(begin)

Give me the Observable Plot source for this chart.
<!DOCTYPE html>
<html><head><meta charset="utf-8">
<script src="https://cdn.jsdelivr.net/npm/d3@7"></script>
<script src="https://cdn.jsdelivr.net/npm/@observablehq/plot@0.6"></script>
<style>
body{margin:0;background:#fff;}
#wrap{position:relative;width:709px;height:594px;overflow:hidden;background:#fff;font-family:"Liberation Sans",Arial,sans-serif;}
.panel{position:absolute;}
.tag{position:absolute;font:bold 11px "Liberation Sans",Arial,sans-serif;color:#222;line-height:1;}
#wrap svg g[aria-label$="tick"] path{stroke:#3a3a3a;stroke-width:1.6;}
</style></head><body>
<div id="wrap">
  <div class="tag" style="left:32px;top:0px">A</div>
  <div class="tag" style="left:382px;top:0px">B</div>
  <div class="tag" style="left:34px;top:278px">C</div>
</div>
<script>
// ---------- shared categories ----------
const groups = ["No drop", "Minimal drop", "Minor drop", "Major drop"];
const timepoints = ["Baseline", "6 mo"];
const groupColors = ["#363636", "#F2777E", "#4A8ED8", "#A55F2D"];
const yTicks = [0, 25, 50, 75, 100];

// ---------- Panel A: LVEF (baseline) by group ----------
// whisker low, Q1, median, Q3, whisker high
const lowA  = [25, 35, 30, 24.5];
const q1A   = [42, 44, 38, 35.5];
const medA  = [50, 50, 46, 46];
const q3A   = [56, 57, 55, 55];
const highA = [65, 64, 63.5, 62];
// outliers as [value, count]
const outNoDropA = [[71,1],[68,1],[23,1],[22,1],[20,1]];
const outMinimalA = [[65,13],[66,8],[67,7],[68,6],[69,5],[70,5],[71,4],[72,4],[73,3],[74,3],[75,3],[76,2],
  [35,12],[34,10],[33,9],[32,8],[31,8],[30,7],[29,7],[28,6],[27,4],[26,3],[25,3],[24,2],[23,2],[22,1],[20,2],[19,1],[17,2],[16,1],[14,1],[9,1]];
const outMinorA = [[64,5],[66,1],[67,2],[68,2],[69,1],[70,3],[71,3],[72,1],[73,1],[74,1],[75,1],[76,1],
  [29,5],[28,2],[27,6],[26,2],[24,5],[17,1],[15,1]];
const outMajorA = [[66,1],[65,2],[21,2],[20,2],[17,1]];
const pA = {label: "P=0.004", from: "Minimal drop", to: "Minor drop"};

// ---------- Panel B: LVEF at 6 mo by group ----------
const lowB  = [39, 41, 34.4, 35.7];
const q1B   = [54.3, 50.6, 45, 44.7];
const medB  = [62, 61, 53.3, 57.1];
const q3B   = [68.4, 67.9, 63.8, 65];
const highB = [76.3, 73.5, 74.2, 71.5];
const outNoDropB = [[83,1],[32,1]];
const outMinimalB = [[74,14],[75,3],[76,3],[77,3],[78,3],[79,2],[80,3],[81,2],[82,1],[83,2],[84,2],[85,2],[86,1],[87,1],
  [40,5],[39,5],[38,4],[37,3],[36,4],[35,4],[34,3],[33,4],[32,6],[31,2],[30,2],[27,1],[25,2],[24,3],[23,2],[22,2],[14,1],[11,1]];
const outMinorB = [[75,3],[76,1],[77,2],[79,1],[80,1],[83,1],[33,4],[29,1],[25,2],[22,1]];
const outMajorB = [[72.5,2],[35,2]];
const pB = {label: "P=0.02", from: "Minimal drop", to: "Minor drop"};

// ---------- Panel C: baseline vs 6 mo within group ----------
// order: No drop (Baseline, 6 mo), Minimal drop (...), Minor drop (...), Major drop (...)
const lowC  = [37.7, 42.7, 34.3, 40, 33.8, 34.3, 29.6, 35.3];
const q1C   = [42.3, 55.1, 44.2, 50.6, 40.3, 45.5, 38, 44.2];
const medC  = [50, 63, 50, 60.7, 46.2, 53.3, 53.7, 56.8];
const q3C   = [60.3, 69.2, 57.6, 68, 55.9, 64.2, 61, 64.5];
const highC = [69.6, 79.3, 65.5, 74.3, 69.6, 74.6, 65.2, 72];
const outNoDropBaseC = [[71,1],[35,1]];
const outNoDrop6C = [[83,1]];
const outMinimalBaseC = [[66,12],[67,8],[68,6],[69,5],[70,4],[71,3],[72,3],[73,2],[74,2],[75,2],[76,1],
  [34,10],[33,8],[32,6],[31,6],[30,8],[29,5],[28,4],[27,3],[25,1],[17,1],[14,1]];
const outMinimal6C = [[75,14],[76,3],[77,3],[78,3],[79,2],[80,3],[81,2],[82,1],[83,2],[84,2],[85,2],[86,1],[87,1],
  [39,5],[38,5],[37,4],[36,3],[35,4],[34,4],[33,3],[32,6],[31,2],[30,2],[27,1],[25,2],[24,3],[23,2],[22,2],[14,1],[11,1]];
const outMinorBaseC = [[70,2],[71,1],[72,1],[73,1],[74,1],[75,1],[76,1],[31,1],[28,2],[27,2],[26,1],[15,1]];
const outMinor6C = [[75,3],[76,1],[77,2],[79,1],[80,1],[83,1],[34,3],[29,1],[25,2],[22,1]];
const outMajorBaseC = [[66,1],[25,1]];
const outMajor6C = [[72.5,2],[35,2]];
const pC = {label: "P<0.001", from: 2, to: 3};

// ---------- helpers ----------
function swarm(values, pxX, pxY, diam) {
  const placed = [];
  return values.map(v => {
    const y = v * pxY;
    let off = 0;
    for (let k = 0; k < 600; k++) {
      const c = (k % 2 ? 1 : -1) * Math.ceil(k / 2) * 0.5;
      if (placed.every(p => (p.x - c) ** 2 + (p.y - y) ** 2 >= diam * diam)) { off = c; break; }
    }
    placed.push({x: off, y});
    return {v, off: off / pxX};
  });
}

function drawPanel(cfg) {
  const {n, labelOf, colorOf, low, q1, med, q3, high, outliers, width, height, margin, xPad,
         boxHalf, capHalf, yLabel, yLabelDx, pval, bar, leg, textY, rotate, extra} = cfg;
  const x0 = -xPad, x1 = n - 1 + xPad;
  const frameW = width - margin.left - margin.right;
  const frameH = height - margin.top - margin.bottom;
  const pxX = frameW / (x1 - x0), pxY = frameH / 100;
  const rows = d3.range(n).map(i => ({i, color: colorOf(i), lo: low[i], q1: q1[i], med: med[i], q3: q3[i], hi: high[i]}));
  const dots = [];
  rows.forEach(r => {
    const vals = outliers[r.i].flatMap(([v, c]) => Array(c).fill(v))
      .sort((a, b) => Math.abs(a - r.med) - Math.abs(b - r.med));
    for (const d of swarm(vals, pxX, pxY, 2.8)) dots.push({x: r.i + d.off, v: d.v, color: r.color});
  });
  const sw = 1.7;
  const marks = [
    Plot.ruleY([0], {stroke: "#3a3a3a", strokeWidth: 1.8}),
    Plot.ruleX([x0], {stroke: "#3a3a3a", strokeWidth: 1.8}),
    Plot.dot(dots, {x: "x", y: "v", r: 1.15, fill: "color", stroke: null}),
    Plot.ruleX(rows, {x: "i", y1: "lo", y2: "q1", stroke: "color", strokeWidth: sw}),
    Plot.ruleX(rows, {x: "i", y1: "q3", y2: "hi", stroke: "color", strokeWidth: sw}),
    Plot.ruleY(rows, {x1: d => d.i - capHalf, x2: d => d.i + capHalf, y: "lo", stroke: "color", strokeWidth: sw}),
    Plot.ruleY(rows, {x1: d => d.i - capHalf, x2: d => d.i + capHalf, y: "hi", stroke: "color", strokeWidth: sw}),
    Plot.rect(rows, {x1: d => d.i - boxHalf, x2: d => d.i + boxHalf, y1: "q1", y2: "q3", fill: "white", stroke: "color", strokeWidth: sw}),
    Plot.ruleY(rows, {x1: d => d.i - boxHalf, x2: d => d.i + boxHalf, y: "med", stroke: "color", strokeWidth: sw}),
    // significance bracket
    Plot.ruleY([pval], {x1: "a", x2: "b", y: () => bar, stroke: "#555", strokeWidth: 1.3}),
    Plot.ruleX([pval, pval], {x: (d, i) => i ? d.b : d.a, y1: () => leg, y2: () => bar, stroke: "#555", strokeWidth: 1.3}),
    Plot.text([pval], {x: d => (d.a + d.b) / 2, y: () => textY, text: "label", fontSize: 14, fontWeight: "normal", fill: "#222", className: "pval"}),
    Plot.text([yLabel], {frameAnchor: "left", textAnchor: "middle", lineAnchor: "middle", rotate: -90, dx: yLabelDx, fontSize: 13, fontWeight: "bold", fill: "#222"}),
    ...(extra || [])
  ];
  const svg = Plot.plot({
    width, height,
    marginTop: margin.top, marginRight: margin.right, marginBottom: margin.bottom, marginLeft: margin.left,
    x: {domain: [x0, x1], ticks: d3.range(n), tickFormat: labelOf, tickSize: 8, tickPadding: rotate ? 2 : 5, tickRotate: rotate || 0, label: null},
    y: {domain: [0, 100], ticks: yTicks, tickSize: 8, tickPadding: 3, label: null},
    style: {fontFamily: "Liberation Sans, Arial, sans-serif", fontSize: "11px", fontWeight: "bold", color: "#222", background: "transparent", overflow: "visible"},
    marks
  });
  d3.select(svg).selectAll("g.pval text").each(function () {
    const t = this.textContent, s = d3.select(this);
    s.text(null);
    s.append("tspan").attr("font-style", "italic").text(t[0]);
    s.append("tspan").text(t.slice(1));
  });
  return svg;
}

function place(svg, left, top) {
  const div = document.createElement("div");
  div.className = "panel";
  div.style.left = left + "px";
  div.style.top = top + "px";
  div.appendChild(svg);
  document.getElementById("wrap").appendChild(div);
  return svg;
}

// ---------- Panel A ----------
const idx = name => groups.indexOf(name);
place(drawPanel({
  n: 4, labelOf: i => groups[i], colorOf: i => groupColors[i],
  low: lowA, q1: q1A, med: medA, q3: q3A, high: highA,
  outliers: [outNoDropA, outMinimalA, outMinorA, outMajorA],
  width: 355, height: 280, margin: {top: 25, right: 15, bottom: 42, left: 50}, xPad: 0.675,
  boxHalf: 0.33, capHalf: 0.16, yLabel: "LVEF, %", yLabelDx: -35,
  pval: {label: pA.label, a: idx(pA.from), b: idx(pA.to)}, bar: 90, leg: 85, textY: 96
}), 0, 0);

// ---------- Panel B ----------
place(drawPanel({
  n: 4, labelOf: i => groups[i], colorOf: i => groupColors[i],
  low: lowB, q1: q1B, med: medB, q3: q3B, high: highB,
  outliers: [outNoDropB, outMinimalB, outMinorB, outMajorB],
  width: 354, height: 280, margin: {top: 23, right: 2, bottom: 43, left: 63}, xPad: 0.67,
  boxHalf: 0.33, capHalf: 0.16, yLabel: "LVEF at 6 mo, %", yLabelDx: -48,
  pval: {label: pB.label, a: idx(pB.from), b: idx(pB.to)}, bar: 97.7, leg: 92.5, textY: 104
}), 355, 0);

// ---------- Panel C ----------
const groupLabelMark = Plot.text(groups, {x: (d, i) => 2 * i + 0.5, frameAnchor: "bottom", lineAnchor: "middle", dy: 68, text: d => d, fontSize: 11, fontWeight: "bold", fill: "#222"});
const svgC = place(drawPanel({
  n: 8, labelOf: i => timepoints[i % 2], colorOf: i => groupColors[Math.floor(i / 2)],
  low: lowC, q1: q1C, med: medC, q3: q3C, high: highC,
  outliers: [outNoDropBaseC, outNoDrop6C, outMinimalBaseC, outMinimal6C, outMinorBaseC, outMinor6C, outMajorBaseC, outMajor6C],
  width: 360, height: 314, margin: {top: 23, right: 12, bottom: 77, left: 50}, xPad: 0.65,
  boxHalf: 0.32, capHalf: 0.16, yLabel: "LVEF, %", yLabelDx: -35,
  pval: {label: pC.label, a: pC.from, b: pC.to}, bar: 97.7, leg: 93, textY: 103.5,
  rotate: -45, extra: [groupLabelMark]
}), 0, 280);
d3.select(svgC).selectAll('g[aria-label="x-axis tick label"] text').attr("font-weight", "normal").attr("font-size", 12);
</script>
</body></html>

(end)

→ What is required
Tell how many lines contain the word "this", using only the number.

→ Correct output
2